- Given data
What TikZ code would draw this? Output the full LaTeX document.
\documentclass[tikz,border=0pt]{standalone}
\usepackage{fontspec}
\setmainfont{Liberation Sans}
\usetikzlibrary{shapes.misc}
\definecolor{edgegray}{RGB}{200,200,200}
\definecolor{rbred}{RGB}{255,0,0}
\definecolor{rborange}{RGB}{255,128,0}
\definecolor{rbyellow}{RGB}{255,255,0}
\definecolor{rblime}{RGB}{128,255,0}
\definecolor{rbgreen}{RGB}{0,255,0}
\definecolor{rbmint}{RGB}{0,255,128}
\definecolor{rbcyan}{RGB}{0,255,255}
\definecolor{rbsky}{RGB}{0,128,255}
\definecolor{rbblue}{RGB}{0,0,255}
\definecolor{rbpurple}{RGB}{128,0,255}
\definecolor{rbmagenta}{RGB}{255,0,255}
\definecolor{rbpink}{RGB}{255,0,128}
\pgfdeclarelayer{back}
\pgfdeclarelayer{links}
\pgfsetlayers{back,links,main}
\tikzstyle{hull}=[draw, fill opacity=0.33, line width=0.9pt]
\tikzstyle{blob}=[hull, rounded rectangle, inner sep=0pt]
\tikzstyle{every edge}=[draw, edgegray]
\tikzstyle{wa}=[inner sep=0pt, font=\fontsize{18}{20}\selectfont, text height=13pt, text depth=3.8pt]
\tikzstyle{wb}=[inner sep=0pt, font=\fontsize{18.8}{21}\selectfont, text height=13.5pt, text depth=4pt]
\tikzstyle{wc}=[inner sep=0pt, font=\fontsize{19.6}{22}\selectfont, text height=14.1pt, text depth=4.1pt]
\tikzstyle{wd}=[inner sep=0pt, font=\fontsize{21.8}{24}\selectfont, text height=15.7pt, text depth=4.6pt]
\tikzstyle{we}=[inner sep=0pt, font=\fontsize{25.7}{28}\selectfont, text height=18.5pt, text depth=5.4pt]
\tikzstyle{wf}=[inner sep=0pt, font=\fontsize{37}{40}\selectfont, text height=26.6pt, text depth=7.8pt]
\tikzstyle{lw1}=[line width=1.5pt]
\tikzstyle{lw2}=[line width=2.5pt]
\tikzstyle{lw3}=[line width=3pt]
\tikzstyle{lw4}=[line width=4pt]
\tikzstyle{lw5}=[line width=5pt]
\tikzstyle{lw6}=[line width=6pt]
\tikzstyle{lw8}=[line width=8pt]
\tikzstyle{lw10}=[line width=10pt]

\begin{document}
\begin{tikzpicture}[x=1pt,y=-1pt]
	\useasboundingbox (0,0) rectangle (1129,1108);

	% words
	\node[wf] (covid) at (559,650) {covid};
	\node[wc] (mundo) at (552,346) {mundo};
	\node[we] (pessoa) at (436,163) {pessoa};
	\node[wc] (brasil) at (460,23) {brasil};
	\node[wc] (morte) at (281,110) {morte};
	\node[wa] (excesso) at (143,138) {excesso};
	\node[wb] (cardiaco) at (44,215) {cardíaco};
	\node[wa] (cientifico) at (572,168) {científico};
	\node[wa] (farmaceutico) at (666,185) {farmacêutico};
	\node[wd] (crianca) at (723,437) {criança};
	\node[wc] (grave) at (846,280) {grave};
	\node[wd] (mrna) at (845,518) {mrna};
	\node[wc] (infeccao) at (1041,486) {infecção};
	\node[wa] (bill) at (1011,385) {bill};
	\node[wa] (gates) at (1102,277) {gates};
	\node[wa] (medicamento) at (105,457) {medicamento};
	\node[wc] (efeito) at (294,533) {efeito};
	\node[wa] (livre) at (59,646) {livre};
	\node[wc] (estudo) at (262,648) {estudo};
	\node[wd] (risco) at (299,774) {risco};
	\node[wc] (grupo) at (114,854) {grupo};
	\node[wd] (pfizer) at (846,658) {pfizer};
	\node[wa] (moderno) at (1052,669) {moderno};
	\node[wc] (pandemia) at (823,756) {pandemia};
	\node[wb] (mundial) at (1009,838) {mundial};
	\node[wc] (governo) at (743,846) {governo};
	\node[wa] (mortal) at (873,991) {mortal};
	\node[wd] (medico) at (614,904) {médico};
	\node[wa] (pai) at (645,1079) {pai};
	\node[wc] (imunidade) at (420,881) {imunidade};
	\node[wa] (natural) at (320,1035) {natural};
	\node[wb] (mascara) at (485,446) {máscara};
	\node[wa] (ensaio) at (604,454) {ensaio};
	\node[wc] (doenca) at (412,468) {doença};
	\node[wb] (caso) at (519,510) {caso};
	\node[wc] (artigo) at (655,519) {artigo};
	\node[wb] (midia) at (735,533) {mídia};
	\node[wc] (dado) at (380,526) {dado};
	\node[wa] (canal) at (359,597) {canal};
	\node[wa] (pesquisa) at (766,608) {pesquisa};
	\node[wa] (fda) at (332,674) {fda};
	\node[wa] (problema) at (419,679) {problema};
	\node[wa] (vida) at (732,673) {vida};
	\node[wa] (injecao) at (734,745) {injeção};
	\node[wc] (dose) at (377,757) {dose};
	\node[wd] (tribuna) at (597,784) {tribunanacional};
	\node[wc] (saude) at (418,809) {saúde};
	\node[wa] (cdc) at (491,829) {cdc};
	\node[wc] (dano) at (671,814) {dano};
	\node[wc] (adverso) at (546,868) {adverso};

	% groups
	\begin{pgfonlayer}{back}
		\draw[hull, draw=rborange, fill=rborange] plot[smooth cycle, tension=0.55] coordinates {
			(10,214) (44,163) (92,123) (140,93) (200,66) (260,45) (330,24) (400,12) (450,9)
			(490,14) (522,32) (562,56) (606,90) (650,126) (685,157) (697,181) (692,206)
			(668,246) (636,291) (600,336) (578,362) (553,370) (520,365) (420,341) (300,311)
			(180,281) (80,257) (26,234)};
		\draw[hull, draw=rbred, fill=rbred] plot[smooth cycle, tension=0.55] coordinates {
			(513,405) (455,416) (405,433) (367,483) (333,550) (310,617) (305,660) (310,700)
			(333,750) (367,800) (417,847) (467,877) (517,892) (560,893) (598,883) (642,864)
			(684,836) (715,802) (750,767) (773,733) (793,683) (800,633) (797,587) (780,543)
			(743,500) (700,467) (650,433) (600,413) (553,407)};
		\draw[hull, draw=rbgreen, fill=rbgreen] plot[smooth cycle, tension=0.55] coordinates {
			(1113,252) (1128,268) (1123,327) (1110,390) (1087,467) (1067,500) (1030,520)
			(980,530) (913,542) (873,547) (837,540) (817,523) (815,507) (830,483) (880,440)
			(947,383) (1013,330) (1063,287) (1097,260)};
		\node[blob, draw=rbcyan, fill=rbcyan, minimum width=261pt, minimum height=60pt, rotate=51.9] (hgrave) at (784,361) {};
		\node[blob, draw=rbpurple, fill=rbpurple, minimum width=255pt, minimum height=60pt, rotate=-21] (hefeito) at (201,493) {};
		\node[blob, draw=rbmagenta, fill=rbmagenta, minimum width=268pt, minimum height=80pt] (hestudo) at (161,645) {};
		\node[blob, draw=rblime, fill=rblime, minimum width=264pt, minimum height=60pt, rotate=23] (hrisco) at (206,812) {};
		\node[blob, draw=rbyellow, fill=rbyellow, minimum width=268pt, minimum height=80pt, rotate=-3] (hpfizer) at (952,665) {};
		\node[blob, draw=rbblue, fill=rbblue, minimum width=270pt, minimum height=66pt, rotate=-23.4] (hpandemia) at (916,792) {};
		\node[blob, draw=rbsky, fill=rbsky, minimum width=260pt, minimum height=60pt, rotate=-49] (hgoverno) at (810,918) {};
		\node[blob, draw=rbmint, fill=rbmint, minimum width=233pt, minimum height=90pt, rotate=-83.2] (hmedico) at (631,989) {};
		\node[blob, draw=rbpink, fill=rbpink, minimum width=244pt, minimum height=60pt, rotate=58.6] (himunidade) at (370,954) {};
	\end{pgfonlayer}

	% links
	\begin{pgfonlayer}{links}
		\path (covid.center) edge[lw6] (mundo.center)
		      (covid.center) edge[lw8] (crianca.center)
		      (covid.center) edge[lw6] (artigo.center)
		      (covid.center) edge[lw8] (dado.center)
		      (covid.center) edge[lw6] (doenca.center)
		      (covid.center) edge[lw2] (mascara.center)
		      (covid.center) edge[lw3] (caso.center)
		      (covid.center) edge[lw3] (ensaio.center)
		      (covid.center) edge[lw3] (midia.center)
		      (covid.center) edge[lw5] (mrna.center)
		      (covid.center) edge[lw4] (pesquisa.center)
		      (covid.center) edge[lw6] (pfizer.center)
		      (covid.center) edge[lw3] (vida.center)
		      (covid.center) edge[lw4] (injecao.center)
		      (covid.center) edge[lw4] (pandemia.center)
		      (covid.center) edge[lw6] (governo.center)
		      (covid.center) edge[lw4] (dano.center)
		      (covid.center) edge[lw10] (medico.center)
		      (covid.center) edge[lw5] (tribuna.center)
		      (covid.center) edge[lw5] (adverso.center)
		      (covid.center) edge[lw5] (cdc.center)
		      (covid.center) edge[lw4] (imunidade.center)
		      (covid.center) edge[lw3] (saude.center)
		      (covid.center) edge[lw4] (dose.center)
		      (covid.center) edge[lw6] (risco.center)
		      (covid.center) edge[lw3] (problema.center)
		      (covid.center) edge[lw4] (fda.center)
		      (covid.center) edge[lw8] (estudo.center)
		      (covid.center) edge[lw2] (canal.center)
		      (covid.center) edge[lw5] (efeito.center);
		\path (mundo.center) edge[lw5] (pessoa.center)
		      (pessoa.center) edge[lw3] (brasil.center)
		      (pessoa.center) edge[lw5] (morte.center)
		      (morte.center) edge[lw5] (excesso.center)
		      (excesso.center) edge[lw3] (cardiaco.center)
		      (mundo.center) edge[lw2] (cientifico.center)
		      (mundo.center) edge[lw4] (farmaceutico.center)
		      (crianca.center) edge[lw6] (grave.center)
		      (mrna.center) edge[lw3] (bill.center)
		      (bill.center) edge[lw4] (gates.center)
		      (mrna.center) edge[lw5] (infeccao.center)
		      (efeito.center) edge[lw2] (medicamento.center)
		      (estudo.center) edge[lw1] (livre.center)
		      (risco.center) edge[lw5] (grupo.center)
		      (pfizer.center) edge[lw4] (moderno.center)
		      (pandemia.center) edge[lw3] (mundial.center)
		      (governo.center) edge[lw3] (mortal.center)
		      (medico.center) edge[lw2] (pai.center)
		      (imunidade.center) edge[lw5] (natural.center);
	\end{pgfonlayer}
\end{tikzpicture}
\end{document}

- Objective
Quote verbatim the opening lines of the listing above, ending with the line where "(0,0) rectangle (1129,1108);" appears; include both endpoints and nothing more.

- Right answer
What TikZ code would draw this? Output the full LaTeX document.
\documentclass[tikz,border=0pt]{standalone}
\usepackage{fontspec}
\setmainfont{Liberation Sans}
\usetikzlibrary{shapes.misc}
\definecolor{edgegray}{RGB}{200,200,200}
\definecolor{rbred}{RGB}{255,0,0}
\definecolor{rborange}{RGB}{255,128,0}
\definecolor{rbyellow}{RGB}{255,255,0}
\definecolor{rblime}{RGB}{128,255,0}
\definecolor{rbgreen}{RGB}{0,255,0}
\definecolor{rbmint}{RGB}{0,255,128}
\definecolor{rbcyan}{RGB}{0,255,255}
\definecolor{rbsky}{RGB}{0,128,255}
\definecolor{rbblue}{RGB}{0,0,255}
\definecolor{rbpurple}{RGB}{128,0,255}
\definecolor{rbmagenta}{RGB}{255,0,255}
\definecolor{rbpink}{RGB}{255,0,128}
\pgfdeclarelayer{back}
\pgfdeclarelayer{links}
\pgfsetlayers{back,links,main}
\tikzstyle{hull}=[draw, fill opacity=0.33, line width=0.9pt]
\tikzstyle{blob}=[hull, rounded rectangle, inner sep=0pt]
\tikzstyle{every edge}=[draw, edgegray]
\tikzstyle{wa}=[inner sep=0pt, font=\fontsize{18}{20}\selectfont, text height=13pt, text depth=3.8pt]
\tikzstyle{wb}=[inner sep=0pt, font=\fontsize{18.8}{21}\selectfont, text height=13.5pt, text depth=4pt]
\tikzstyle{wc}=[inner sep=0pt, font=\fontsize{19.6}{22}\selectfont, text height=14.1pt, text depth=4.1pt]
\tikzstyle{wd}=[inner sep=0pt, font=\fontsize{21.8}{24}\selectfont, text height=15.7pt, text depth=4.6pt]
\tikzstyle{we}=[inner sep=0pt, font=\fontsize{25.7}{28}\selectfont, text height=18.5pt, text depth=5.4pt]
\tikzstyle{wf}=[inner sep=0pt, font=\fontsize{37}{40}\selectfont, text height=26.6pt, text depth=7.8pt]
\tikzstyle{lw1}=[line width=1.5pt]
\tikzstyle{lw2}=[line width=2.5pt]
\tikzstyle{lw3}=[line width=3pt]
\tikzstyle{lw4}=[line width=4pt]
\tikzstyle{lw5}=[line width=5pt]
\tikzstyle{lw6}=[line width=6pt]
\tikzstyle{lw8}=[line width=8pt]
\tikzstyle{lw10}=[line width=10pt]

\begin{document}
\begin{tikzpicture}[x=1pt,y=-1pt]
	\useasboundingbox (0,0) rectangle (1129,1108);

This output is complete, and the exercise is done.